== Goal of the exercise ==
Using the material below, repeat exactly the lines from the one with "Generate a component" through the one with "import * as echarts", ends included, without any images.

== Stored records ==
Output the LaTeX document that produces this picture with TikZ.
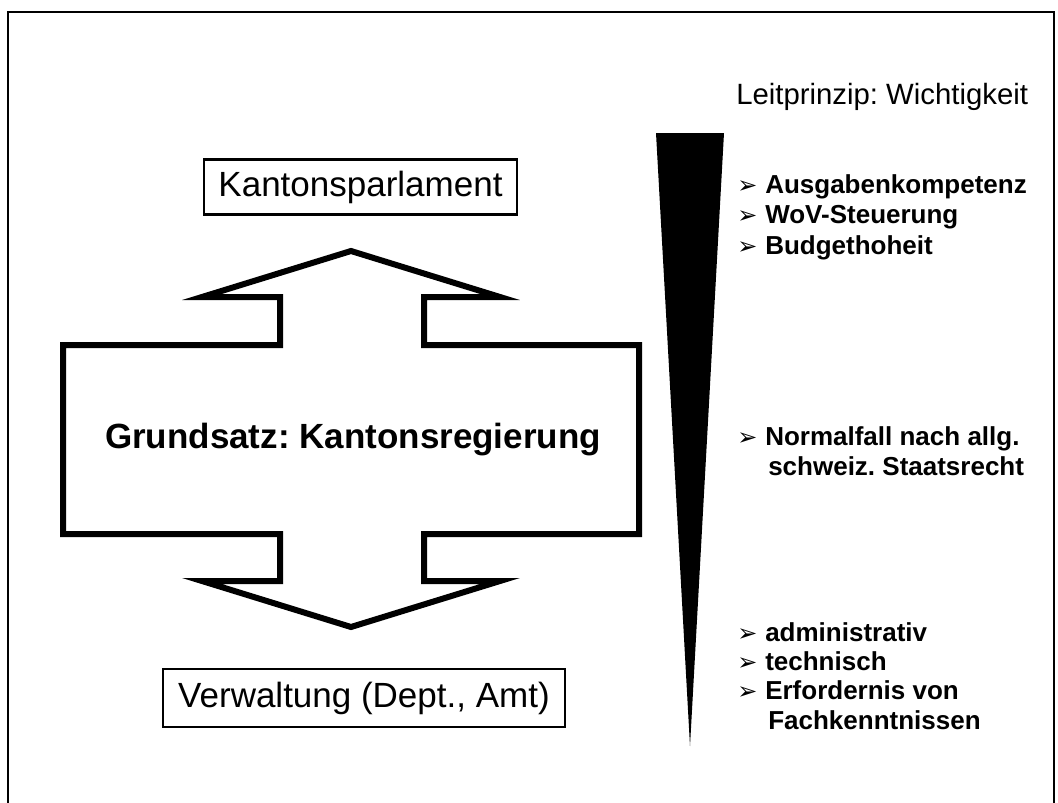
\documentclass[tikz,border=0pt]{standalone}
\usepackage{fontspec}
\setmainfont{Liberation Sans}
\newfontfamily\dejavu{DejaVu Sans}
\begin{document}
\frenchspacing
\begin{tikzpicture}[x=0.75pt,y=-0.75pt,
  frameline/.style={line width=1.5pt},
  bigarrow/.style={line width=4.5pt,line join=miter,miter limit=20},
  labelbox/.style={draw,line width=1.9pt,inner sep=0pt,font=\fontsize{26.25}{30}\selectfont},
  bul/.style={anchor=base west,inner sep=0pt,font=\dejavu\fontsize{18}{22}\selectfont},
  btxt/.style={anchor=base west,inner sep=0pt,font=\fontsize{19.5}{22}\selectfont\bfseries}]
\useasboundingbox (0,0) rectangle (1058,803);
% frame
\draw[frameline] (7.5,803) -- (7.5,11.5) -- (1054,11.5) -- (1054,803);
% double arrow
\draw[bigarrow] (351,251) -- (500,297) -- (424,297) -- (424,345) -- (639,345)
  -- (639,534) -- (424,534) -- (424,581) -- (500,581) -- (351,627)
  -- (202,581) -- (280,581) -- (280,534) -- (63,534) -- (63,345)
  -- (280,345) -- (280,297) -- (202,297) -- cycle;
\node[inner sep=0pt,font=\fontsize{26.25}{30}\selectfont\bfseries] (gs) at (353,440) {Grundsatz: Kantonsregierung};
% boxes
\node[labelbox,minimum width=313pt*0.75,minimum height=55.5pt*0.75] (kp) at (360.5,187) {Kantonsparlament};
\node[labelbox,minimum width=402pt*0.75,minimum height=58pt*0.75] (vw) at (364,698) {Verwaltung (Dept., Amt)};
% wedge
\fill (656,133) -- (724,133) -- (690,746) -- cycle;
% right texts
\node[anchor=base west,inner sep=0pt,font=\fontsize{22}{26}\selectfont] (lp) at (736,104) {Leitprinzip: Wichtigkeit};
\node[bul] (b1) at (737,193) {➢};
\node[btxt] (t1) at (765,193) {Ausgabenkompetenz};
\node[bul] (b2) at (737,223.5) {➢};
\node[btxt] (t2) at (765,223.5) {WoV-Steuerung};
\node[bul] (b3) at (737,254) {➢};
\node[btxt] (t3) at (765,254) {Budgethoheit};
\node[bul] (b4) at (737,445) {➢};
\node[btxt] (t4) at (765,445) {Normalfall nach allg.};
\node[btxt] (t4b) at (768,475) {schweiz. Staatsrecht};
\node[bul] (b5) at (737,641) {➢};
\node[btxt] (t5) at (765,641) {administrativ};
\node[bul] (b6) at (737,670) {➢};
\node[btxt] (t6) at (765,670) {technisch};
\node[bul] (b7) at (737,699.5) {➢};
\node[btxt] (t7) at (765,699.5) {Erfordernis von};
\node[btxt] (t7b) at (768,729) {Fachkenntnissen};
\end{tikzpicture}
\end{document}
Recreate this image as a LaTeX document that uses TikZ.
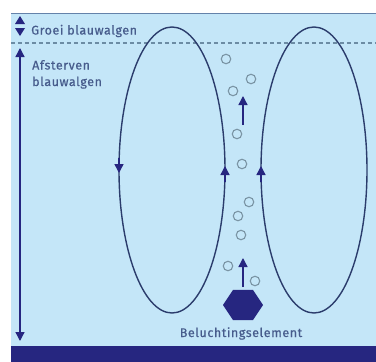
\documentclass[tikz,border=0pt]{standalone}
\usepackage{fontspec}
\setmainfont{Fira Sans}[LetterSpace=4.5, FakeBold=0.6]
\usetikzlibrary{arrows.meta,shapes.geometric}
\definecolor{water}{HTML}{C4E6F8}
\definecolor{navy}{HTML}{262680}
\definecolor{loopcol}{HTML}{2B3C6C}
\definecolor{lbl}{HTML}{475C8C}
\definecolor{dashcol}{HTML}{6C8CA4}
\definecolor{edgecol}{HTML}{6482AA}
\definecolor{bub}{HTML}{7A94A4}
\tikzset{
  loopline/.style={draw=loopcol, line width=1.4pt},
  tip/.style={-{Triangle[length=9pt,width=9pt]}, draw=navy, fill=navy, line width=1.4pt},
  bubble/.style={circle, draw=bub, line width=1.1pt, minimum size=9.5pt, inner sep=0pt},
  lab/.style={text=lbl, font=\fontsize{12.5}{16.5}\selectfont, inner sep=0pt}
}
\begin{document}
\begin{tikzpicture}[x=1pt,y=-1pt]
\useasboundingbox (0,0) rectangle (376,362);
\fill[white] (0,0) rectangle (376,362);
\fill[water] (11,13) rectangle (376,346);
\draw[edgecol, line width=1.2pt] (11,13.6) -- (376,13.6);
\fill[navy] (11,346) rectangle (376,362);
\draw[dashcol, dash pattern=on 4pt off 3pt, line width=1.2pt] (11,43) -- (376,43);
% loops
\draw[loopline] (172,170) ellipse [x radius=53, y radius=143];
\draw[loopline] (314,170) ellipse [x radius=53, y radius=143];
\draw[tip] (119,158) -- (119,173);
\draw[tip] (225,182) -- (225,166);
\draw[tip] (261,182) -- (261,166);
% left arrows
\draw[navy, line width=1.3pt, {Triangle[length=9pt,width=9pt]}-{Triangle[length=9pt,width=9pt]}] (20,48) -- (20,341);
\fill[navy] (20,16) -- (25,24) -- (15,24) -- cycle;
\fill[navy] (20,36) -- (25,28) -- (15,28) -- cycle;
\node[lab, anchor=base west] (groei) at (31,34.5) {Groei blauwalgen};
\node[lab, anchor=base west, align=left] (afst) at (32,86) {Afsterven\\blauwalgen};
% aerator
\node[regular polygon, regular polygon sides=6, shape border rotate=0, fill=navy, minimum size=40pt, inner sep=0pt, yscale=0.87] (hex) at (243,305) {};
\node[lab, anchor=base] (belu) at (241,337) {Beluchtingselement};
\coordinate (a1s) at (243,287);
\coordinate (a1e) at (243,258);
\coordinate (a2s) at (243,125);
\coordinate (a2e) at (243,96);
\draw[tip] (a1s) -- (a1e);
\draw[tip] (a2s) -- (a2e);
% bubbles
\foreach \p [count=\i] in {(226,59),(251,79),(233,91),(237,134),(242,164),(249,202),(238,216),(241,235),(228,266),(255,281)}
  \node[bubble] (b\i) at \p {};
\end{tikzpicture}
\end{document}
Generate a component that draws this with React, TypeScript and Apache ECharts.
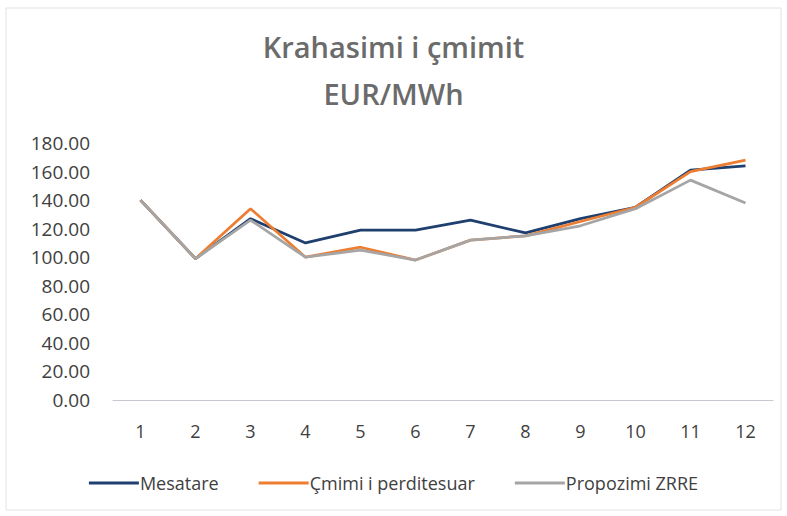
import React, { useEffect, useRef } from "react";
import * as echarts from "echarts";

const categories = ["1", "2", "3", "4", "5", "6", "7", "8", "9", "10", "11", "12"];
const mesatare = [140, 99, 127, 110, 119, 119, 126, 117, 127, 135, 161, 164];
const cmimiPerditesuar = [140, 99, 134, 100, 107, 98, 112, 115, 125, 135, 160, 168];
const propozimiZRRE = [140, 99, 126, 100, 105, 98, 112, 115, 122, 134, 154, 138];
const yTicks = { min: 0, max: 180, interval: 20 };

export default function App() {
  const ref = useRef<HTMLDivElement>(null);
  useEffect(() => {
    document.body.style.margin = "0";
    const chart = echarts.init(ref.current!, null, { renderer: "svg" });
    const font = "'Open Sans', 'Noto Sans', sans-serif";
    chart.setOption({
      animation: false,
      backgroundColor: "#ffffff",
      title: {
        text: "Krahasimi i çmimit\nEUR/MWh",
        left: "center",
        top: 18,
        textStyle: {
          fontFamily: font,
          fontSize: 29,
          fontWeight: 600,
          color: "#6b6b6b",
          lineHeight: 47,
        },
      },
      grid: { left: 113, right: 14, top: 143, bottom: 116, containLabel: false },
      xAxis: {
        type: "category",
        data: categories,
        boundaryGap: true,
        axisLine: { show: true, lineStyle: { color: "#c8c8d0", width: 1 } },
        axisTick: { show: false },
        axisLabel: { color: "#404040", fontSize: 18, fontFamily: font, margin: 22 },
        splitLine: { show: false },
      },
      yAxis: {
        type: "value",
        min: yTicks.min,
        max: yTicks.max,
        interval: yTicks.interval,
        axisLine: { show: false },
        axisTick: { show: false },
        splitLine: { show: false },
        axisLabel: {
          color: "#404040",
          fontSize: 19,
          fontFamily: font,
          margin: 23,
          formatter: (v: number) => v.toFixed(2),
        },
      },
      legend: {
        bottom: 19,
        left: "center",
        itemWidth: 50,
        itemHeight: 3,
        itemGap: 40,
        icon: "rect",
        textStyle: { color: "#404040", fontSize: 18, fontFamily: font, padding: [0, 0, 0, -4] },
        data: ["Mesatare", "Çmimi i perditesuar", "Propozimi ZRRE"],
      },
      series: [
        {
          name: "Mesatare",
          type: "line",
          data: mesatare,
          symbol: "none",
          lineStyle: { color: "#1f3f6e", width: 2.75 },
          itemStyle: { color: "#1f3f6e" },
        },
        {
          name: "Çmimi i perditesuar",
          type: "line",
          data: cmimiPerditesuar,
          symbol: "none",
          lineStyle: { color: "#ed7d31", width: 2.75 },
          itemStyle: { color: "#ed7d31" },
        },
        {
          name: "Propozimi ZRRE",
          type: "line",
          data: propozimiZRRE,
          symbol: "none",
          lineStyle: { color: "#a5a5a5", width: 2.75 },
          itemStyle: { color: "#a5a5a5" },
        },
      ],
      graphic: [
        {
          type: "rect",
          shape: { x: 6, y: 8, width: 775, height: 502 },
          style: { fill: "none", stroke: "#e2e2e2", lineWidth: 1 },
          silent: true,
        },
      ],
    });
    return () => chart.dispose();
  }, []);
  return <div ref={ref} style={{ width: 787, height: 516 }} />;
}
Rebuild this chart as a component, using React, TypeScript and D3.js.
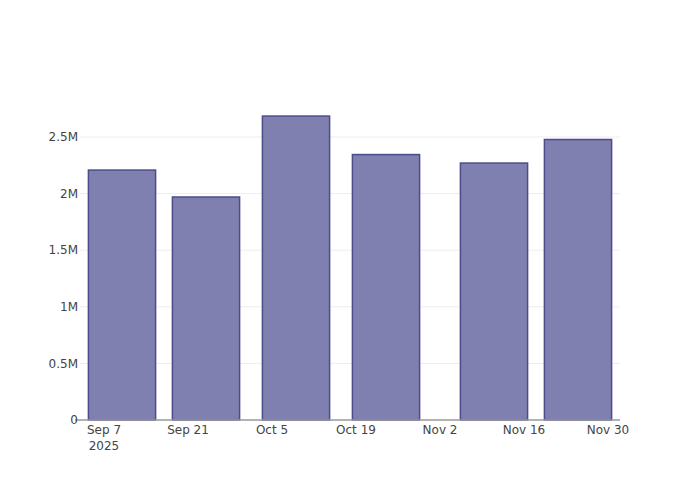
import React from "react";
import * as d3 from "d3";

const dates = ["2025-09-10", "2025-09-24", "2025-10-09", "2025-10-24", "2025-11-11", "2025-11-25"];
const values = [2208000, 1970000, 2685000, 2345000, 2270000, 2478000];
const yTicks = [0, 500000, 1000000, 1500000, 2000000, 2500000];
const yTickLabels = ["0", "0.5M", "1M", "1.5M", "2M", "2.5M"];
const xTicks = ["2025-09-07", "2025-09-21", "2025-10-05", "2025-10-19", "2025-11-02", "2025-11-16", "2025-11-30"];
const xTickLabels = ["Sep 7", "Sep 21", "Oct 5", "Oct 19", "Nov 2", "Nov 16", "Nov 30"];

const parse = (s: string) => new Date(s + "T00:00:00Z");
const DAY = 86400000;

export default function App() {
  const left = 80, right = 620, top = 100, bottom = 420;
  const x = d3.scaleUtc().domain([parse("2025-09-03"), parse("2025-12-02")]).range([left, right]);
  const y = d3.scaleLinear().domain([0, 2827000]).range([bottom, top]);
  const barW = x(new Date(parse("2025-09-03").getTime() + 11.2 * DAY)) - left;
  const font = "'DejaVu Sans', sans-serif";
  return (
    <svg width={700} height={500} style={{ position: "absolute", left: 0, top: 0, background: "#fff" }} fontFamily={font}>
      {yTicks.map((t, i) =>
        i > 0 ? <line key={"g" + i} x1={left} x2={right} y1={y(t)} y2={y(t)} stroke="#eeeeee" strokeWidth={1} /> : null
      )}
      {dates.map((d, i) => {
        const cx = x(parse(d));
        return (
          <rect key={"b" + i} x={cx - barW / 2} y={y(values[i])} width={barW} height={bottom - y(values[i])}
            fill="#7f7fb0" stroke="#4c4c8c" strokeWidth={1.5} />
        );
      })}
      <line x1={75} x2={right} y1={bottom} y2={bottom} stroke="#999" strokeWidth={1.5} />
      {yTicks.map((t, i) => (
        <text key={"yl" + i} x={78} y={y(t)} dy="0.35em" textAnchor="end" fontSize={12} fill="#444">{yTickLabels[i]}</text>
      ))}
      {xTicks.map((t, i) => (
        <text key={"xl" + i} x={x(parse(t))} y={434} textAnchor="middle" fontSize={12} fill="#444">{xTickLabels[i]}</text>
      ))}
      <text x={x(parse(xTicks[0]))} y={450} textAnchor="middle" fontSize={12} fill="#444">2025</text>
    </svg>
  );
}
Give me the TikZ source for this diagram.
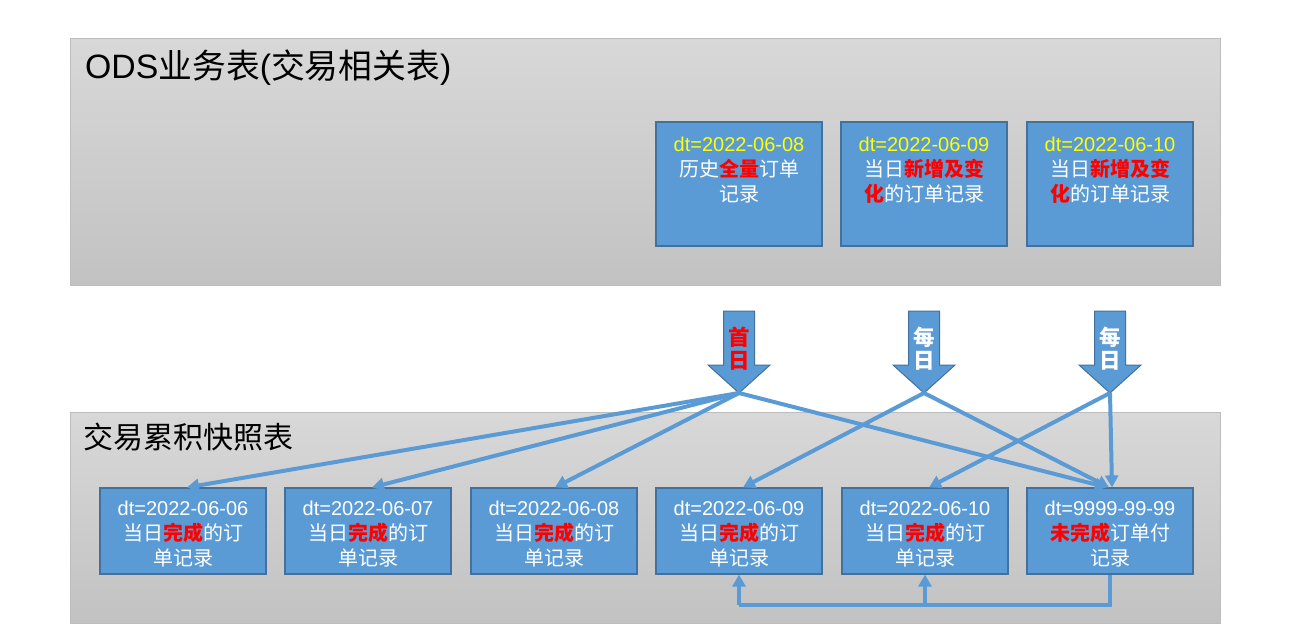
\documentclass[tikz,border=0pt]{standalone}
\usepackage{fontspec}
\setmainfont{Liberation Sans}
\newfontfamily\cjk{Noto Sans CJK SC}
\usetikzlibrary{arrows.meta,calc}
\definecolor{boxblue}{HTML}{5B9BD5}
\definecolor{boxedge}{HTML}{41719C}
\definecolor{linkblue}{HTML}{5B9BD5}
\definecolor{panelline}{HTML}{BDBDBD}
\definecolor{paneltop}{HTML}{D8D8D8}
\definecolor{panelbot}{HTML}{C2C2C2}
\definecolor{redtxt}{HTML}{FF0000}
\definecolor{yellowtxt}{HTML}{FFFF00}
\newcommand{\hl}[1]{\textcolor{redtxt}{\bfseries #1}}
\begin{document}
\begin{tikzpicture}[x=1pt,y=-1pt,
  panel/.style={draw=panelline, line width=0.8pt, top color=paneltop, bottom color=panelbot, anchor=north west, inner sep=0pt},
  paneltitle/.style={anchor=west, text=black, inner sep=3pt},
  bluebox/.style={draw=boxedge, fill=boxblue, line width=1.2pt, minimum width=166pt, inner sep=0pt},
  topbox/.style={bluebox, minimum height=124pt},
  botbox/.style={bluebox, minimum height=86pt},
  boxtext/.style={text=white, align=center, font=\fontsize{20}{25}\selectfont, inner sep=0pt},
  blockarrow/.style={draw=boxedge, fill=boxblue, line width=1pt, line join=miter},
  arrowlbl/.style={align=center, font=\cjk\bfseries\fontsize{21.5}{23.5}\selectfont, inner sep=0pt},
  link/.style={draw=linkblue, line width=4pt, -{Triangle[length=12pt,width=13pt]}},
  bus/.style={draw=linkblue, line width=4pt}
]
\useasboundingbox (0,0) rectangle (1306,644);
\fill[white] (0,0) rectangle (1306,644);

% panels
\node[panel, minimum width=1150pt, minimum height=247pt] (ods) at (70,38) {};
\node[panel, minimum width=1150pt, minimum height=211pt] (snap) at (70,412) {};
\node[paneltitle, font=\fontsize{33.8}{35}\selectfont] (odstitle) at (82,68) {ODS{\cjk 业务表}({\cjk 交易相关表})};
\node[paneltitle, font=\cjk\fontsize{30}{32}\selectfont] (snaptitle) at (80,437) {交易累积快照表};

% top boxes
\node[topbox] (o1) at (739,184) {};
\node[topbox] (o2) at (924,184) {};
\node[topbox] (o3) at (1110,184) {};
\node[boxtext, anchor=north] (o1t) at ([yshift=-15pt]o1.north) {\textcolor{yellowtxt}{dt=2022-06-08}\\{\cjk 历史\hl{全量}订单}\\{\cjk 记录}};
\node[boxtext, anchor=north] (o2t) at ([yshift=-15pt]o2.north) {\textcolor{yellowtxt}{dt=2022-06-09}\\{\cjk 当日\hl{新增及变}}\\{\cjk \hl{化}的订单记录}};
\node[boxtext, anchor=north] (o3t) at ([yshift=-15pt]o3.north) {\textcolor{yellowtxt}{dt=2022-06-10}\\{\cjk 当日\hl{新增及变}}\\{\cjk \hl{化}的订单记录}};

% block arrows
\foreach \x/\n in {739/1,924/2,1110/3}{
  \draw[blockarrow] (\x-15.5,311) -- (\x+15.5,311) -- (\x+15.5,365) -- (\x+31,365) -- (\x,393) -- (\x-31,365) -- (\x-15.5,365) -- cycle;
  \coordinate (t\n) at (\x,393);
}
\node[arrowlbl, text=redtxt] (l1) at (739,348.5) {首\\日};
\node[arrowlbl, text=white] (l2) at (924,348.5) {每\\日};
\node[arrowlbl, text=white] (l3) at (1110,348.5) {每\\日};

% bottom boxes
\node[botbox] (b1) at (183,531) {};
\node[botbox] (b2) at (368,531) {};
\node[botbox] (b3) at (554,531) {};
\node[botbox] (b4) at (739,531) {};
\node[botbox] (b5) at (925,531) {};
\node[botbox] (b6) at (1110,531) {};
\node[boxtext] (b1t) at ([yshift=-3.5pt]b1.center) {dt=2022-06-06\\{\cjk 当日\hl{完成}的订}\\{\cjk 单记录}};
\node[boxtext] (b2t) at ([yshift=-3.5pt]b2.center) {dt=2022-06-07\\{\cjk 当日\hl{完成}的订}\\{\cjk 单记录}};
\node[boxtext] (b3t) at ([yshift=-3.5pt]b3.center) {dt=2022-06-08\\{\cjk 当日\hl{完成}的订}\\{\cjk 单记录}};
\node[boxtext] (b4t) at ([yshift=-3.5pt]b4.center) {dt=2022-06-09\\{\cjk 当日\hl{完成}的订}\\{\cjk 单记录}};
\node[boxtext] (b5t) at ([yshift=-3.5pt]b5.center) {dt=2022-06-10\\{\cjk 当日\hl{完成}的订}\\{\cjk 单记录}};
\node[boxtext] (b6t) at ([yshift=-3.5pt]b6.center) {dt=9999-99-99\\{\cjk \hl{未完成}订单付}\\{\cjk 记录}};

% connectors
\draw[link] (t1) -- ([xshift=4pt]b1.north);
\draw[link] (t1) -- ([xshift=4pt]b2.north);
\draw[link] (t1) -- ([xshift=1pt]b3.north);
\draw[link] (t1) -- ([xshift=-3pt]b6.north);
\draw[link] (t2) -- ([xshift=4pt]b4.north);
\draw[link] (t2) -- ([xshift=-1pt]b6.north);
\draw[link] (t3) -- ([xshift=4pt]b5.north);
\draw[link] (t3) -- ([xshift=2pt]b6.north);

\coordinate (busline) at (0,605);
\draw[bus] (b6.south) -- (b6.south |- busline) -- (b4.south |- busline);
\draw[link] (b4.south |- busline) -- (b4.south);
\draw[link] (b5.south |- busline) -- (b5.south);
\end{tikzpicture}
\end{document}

== Final result ==
Generate a component that draws this with React, TypeScript and Apache ECharts.
import React, { useEffect, useRef } from "react";
import * as echarts from "echarts";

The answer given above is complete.